With the world population bouncing past 7 billion, you might think there’s no such thing as worthless land. Everybody has to live somewhere, after all, and even dry, horrible scrub deserts are probably worth something to somebody. Even Death Valley has been mined for borax, and most people don’t even know what the hell borax is or what it’s used for. Presumably, any government would be willing to take on a blasted hellhole on its border in the hopes that it might someday become the Saudi Arabia of borax or whatever, right?
Bir Tawil is the Land that Nobody Loved. It’s about 800 square miles of hot dirt and scorpions nestled between Egypt and Sudan. The place is a cartographic black hole. Population: 0, Country: None. Timezone: UTC+2, except in summer, when it goes on daylight savings time. Remember to set your watch, so the explorers who recover your body will be able to guess which month you died in.
The whole thing about Bir Tawil is that it’s part of a larger territorial claim. Just east of it is the Hala’ib Triangle, which actually does have people and a coastline. Hala’ib is claimed by both Egypt and Sudan, and the argument comes down to which ancient colonial border map you’re reading from. In 1899, the—who else—British drew a line between what would someday be Egypt and Sudan straight across the 22nd parallel.

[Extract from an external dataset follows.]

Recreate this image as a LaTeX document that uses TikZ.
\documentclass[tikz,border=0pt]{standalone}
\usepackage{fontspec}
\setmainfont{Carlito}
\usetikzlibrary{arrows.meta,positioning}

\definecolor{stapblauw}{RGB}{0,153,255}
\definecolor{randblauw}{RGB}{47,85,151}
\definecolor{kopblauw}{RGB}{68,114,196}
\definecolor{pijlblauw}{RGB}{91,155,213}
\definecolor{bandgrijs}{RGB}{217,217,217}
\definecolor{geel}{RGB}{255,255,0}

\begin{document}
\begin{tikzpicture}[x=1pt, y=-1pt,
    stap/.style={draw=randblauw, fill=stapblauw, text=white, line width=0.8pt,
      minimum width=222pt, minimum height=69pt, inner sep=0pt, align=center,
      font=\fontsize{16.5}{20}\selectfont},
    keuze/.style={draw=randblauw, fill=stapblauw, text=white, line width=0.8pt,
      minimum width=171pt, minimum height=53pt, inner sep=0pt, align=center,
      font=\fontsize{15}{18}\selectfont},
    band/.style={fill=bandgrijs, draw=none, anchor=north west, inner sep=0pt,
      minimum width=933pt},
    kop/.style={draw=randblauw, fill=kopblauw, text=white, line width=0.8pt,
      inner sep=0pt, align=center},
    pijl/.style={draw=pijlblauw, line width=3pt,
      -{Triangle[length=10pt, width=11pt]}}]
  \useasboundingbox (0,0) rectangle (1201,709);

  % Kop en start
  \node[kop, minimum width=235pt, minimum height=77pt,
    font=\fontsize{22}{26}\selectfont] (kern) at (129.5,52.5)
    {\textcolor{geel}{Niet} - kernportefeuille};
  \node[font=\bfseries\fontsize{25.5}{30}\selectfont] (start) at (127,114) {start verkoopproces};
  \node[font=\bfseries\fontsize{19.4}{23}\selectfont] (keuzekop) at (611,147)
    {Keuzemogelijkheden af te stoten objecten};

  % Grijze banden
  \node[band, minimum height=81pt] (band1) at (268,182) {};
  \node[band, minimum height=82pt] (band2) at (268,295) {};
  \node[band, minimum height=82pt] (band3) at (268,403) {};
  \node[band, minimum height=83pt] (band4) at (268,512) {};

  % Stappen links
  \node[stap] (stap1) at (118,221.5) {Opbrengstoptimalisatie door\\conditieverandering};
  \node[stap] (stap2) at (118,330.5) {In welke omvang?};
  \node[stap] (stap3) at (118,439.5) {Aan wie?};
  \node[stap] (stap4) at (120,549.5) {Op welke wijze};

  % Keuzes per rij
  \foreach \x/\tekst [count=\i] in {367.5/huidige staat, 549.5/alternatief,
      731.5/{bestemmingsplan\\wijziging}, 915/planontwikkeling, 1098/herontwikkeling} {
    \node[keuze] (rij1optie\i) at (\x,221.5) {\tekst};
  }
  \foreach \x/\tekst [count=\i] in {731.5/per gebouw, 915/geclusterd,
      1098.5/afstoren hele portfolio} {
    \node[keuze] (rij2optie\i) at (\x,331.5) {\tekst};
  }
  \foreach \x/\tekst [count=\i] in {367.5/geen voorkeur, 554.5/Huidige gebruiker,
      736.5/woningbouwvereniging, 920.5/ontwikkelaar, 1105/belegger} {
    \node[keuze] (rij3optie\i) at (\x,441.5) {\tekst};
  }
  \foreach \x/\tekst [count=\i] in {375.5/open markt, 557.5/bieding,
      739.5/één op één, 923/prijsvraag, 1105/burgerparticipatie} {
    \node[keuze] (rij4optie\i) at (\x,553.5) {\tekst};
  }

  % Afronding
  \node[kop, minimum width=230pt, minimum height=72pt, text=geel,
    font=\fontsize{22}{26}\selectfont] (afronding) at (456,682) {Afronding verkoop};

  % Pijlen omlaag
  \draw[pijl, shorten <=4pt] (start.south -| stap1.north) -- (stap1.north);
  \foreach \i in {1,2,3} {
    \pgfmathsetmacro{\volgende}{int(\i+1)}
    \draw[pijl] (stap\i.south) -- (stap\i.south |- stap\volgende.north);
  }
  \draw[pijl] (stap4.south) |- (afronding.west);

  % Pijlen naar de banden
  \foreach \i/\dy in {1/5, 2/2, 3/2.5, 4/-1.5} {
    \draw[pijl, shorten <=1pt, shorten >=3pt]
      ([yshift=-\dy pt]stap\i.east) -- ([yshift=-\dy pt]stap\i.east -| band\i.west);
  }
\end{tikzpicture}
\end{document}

Then, because this is how imperialism works, a different set of British bureaucrats drew another line in 1902. The new line ran north of the parallel and put the Hala’ib Triangle under Sudanese administration, as well as south of the old line farther west, at Bir Tawil.
Now, the rub is this: whoever gets the not-worthless land of Hala’ib loses Bir Tawil, and vice-versa. If Egypt claimed Bir Tawil, which dips south of the 1899 border, it would be validating the 1902 border giving the coast to Sudan. If Sudan occupies Bir Tawil, it’s effectively conceding the 1899 border and giving up Hala’ib in exchange for the Republic of Dirt. That makes 800 square miles worth of Bir Tawil the only patch of land outside of Antarctica that isn’t claimed by any government. Naturally, crazy people can’t let something like that go unchallenged, so . . .
Naturally, an American from Virginia has designed a flag and claimed the “Kingdom of North Sudan.” Officially he did it because of some adorable story about his seven-year-old daughter wishing she could be a real princess, and equally naturally, every media outlet on Earth has swallowed that without bothering to notice that the man, Jeremiah Heaton, “works in the mining industry,” according to the too-cute Washington Post article on the subject. Remember that whole thing about “no worthless land” and “even Death Valley has borax?” Now think about how much money it costs to design and print a flag, travel to a disputed zone in Africa to plant that flag, and then petition the UN to recognize your territorial claim, all so a father will be technically correct when he calls his daughter a princess.